• _Dataset excerpts_
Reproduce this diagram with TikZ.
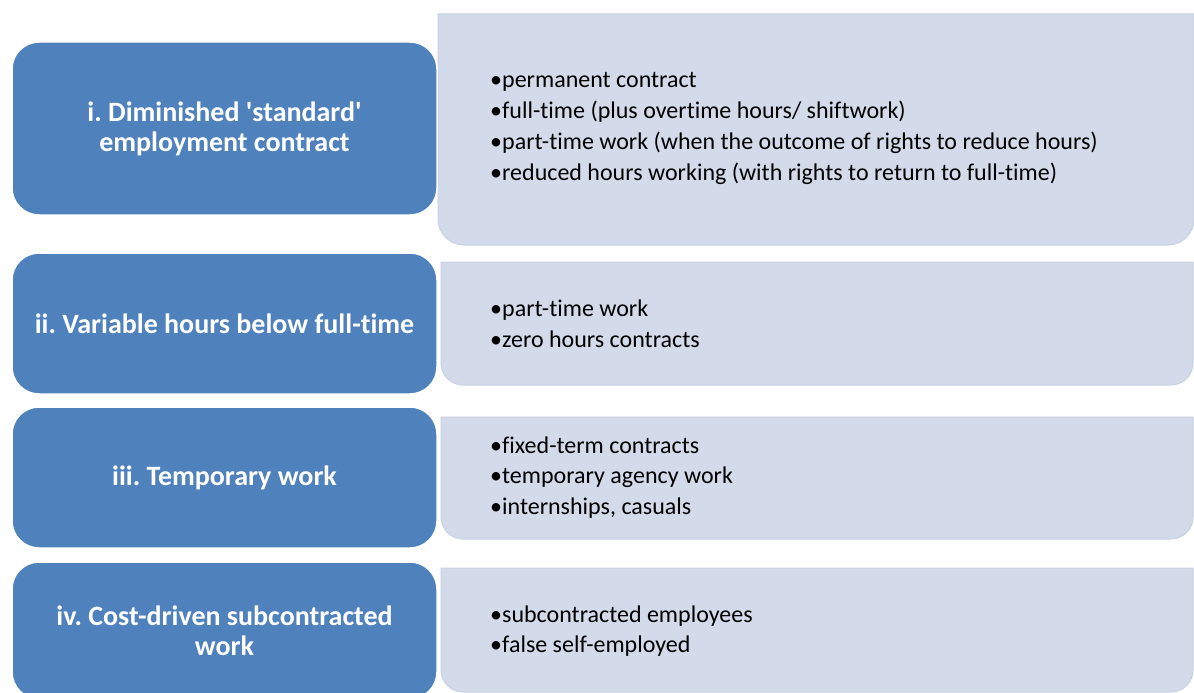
\documentclass[tikz,border=0pt]{standalone}
\usepackage{fontspec}
\setmainfont{Carlito}[Ligatures={TeX,NoCommon}]
\usepackage{xcolor}
\definecolor{catblue}{HTML}{4F81BD}
\definecolor{listgray}{HTML}{D3DAEA}
\definecolor{listedge}{HTML}{C9D1E3}
\tikzset{
	catbox/.style={fill=catblue, draw=white, line width=1.5pt, rounded corners=27pt},
	listbox/.style={fill=listgray, draw=listedge, line width=1pt},
	cattext/.style={text=white, font=\bfseries\fontsize{28}{30}\selectfont, align=center},
	listtext/.style={font=\fontsize{24}{30.7}\selectfont, align=left, anchor=west, inner sep=0pt}
}
\frenchspacing

\begin{document}
\begin{tikzpicture}[x=1pt,y=-1pt]
		\useasboundingbox (0,0) rectangle (1194,693);
		\clip (0,0) rectangle (1194,693);
		\fill[white] (0,0) rectangle (1194,693);
		\filldraw[listbox] (438,14)--(1194,14) [rounded corners=26pt]--(1194,245)--(438,245) [sharp corners]--cycle;
		\filldraw[listbox] (441,262)--(1193,262) [rounded corners=22pt]--(1193,385)--(441,385) [sharp corners]--cycle;
		\filldraw[listbox] (441,417)--(1193,417) [rounded corners=22pt]--(1193,539)--(441,539) [sharp corners]--cycle;
		\filldraw[listbox] (441,568)--(1193,568) [rounded corners=22pt]--(1193,692)--(441,692) [sharp corners]--cycle;
		\filldraw[catbox] (12,42) rectangle (437,215);
		\filldraw[catbox] (12,253) rectangle (437,394);
		\filldraw[catbox] (12,407) rectangle (437,548);
		\filldraw[catbox] (12,562) rectangle (437,699);
		\node[cattext] (cat1) at (224.5,128.5) {i. Diminished \textquotesingle standard\textquotesingle\\employment contract};
		\node[cattext] (cat2) at (224.5,323.5) {ii. Variable hours below full-time};
		\node[cattext] (cat3) at (224.5,477.5) {iii. Temporary work};
		\node[cattext] (cat4) at (224.5,631) {iv. Cost-driven subcontracted\\work};
		\node[listtext] (lst1) at (490,128.5) {•permanent contract\\•full-time (plus overtime hours/ shiftwork)\\•part-time work (when the outcome of rights to reduce hours)\\•reduced hours working (with rights to return to full-time)};
		\node[listtext] (lst2) at (490,323.5) {•part-time work\\•zero hours contracts};
		\node[listtext] (lst3) at (490,477.5) {•fixed-term contracts\\•temporary agency work\\•internships, casuals};
		\node[listtext] (lst4) at (490,631) {•subcontracted employees\\•false self-employed};
	\end{tikzpicture}
\end{document}
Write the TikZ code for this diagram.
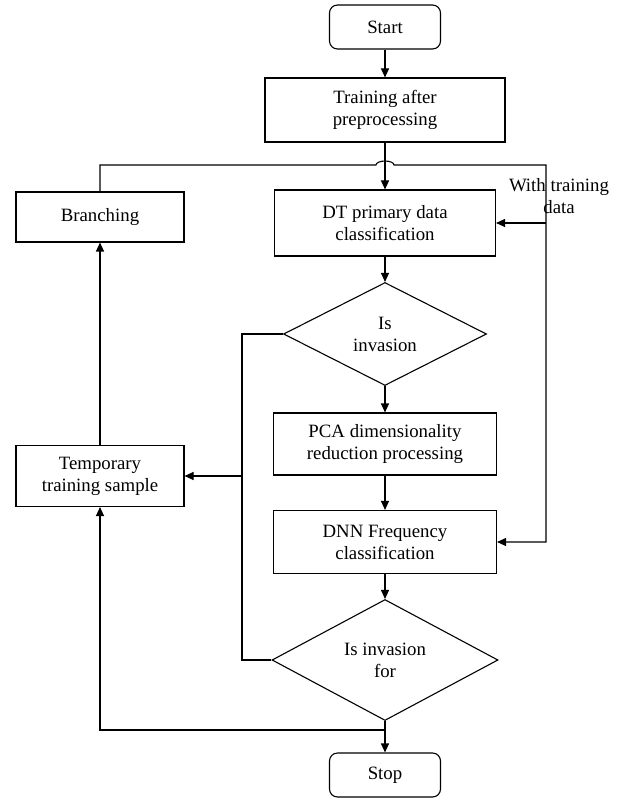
\documentclass[tikz,border=0pt]{standalone}
\usepackage{fontspec}
\setmainfont{Liberation Serif}
\usetikzlibrary{shapes.geometric,arrows.meta}
\begin{document}
\begin{tikzpicture}[x=1pt,y=-1pt,line width=1.1pt,
  font=\fontsize{18.8}{22}\selectfont,
  box/.style={draw,rectangle,align=center,inner sep=0pt},
  term/.style={box,rounded corners=8pt,minimum width=111pt,minimum height=44pt},
  decision/.style={draw,diamond,align=center,inner sep=0pt},
  arr/.style={-{Triangle[length=9pt,width=8pt]}}]
\useasboundingbox (0,0) rectangle (624,799);
% Main column
\node[term] (start) at (385,27) {Start};
\node[box,minimum width=240pt,minimum height=64pt] (train) at (385,110) {Training after\\preprocessing};
\node[box,minimum width=221pt,minimum height=66pt] (dt) at (385,223) {DT primary data\\classification};
\node[decision,minimum width=203pt,minimum height=103pt] (dec1) at (385,334) {Is\\invasion};
\node[box,minimum width=223pt,minimum height=62pt] (pca) at (385,444) {PCA dimensionality\\reduction processing};
\node[box,minimum width=223pt,minimum height=63pt] (dnn) at (385,542) {DNN Frequency\\classification};
\node[decision,minimum width=226pt,minimum height=121pt] (dec2) at (385,660) {Is invasion\\for};
\node[term] (stop) at (385,775) {Stop};
% Left column
\node[box,minimum width=168pt,minimum height=50pt] (branch) at (100,217) {Branching};
\node[box,minimum width=168pt,minimum height=61pt] (temp) at (100,476) {Temporary\\training sample};
% Label on the right line
\node[align=center,inner sep=0pt] (lbl) at (559,196) {With training\\data};
% Helper points
\coordinate (hop) at (385,165);
\coordinate (rgt) at (546,165);
\coordinate (lft) at (242,334);
\coordinate (jn) at (385,730);
% Downward flow
\draw[arr] (start) -- (train);
\draw[arr] (train) -- (dt);
\draw[arr] (dt) -- (dec1);
\draw[arr] (dec1) -- (pca);
\draw[arr] (pca) -- (dnn);
\draw[arr] (dnn) -- (dec2);
\draw[arr] (dec2) -- (stop);
% Loop back over the top, with a hop
\draw[arr] (branch.north) |- ([xshift=-9pt]hop)
  arc[start angle=180,end angle=360,x radius=9,y radius=4]
  -- (rgt) |- (dnn.east);
\draw[arr] (rgt |- dt.east) -- (dt.east);
% Left line from both decisions
\draw (dec1.west) -- (lft) -- (lft |- dec2.west) -- (dec2.west);
\draw[arr] (lft |- temp.east) -- (temp.east);
% Bottom return
\draw[arr] (jn) -| (temp.south);
\draw[arr] (temp) -- (branch);
\end{tikzpicture}
\end{document}
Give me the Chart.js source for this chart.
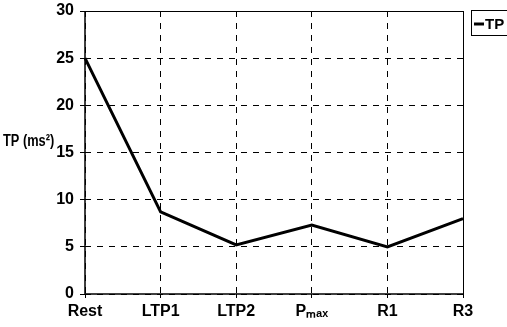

• _Task to complete_
Reproduce every record above exactly, but leave out the pictures.

• _Result of this task_
Reproduce this diagram with TikZ.
\documentclass[tikz,border=0pt]{standalone}
\usepackage{fontspec}
\setmainfont{Carlito}[Ligatures={TeX,NoCommon}]
\usepackage{xcolor}
\definecolor{catblue}{HTML}{4F81BD}
\definecolor{listgray}{HTML}{D3DAEA}
\definecolor{listedge}{HTML}{C9D1E3}
\tikzset{
	catbox/.style={fill=catblue, draw=white, line width=1.5pt, rounded corners=27pt},
	listbox/.style={fill=listgray, draw=listedge, line width=1pt},
	cattext/.style={text=white, font=\bfseries\fontsize{28}{30}\selectfont, align=center},
	listtext/.style={font=\fontsize{24}{30.7}\selectfont, align=left, anchor=west, inner sep=0pt}
}
\frenchspacing

\begin{document}
\begin{tikzpicture}[x=1pt,y=-1pt]
		\useasboundingbox (0,0) rectangle (1194,693);
		\clip (0,0) rectangle (1194,693);
		\fill[white] (0,0) rectangle (1194,693);
		\filldraw[listbox] (438,14)--(1194,14) [rounded corners=26pt]--(1194,245)--(438,245) [sharp corners]--cycle;
		\filldraw[listbox] (441,262)--(1193,262) [rounded corners=22pt]--(1193,385)--(441,385) [sharp corners]--cycle;
		\filldraw[listbox] (441,417)--(1193,417) [rounded corners=22pt]--(1193,539)--(441,539) [sharp corners]--cycle;
		\filldraw[listbox] (441,568)--(1193,568) [rounded corners=22pt]--(1193,692)--(441,692) [sharp corners]--cycle;
		\filldraw[catbox] (12,42) rectangle (437,215);
		\filldraw[catbox] (12,253) rectangle (437,394);
		\filldraw[catbox] (12,407) rectangle (437,548);
		\filldraw[catbox] (12,562) rectangle (437,699);
		\node[cattext] (cat1) at (224.5,128.5) {i. Diminished \textquotesingle standard\textquotesingle\\employment contract};
		\node[cattext] (cat2) at (224.5,323.5) {ii. Variable hours below full-time};
		\node[cattext] (cat3) at (224.5,477.5) {iii. Temporary work};
		\node[cattext] (cat4) at (224.5,631) {iv. Cost-driven subcontracted\\work};
		\node[listtext] (lst1) at (490,128.5) {•permanent contract\\•full-time (plus overtime hours/ shiftwork)\\•part-time work (when the outcome of rights to reduce hours)\\•reduced hours working (with rights to return to full-time)};
		\node[listtext] (lst2) at (490,323.5) {•part-time work\\•zero hours contracts};
		\node[listtext] (lst3) at (490,477.5) {•fixed-term contracts\\•temporary agency work\\•internships, casuals};
		\node[listtext] (lst4) at (490,631) {•subcontracted employees\\•false self-employed};
	\end{tikzpicture}
\end{document}
Write the TikZ code for this diagram.
\documentclass[tikz,border=0pt]{standalone}
\usepackage{fontspec}
\setmainfont{Liberation Serif}
\usetikzlibrary{shapes.geometric,arrows.meta}
\begin{document}
\begin{tikzpicture}[x=1pt,y=-1pt,line width=1.1pt,
  font=\fontsize{18.8}{22}\selectfont,
  box/.style={draw,rectangle,align=center,inner sep=0pt},
  term/.style={box,rounded corners=8pt,minimum width=111pt,minimum height=44pt},
  decision/.style={draw,diamond,align=center,inner sep=0pt},
  arr/.style={-{Triangle[length=9pt,width=8pt]}}]
\useasboundingbox (0,0) rectangle (624,799);
% Main column
\node[term] (start) at (385,27) {Start};
\node[box,minimum width=240pt,minimum height=64pt] (train) at (385,110) {Training after\\preprocessing};
\node[box,minimum width=221pt,minimum height=66pt] (dt) at (385,223) {DT primary data\\classification};
\node[decision,minimum width=203pt,minimum height=103pt] (dec1) at (385,334) {Is\\invasion};
\node[box,minimum width=223pt,minimum height=62pt] (pca) at (385,444) {PCA dimensionality\\reduction processing};
\node[box,minimum width=223pt,minimum height=63pt] (dnn) at (385,542) {DNN Frequency\\classification};
\node[decision,minimum width=226pt,minimum height=121pt] (dec2) at (385,660) {Is invasion\\for};
\node[term] (stop) at (385,775) {Stop};
% Left column
\node[box,minimum width=168pt,minimum height=50pt] (branch) at (100,217) {Branching};
\node[box,minimum width=168pt,minimum height=61pt] (temp) at (100,476) {Temporary\\training sample};
% Label on the right line
\node[align=center,inner sep=0pt] (lbl) at (559,196) {With training\\data};
% Helper points
\coordinate (hop) at (385,165);
\coordinate (rgt) at (546,165);
\coordinate (lft) at (242,334);
\coordinate (jn) at (385,730);
% Downward flow
\draw[arr] (start) -- (train);
\draw[arr] (train) -- (dt);
\draw[arr] (dt) -- (dec1);
\draw[arr] (dec1) -- (pca);
\draw[arr] (pca) -- (dnn);
\draw[arr] (dnn) -- (dec2);
\draw[arr] (dec2) -- (stop);
% Loop back over the top, with a hop
\draw[arr] (branch.north) |- ([xshift=-9pt]hop)
  arc[start angle=180,end angle=360,x radius=9,y radius=4]
  -- (rgt) |- (dnn.east);
\draw[arr] (rgt |- dt.east) -- (dt.east);
% Left line from both decisions
\draw (dec1.west) -- (lft) -- (lft |- dec2.west) -- (dec2.west);
\draw[arr] (lft |- temp.east) -- (temp.east);
% Bottom return
\draw[arr] (jn) -| (temp.south);
\draw[arr] (temp) -- (branch);
\end{tikzpicture}
\end{document}
Give me the Chart.js source for this chart.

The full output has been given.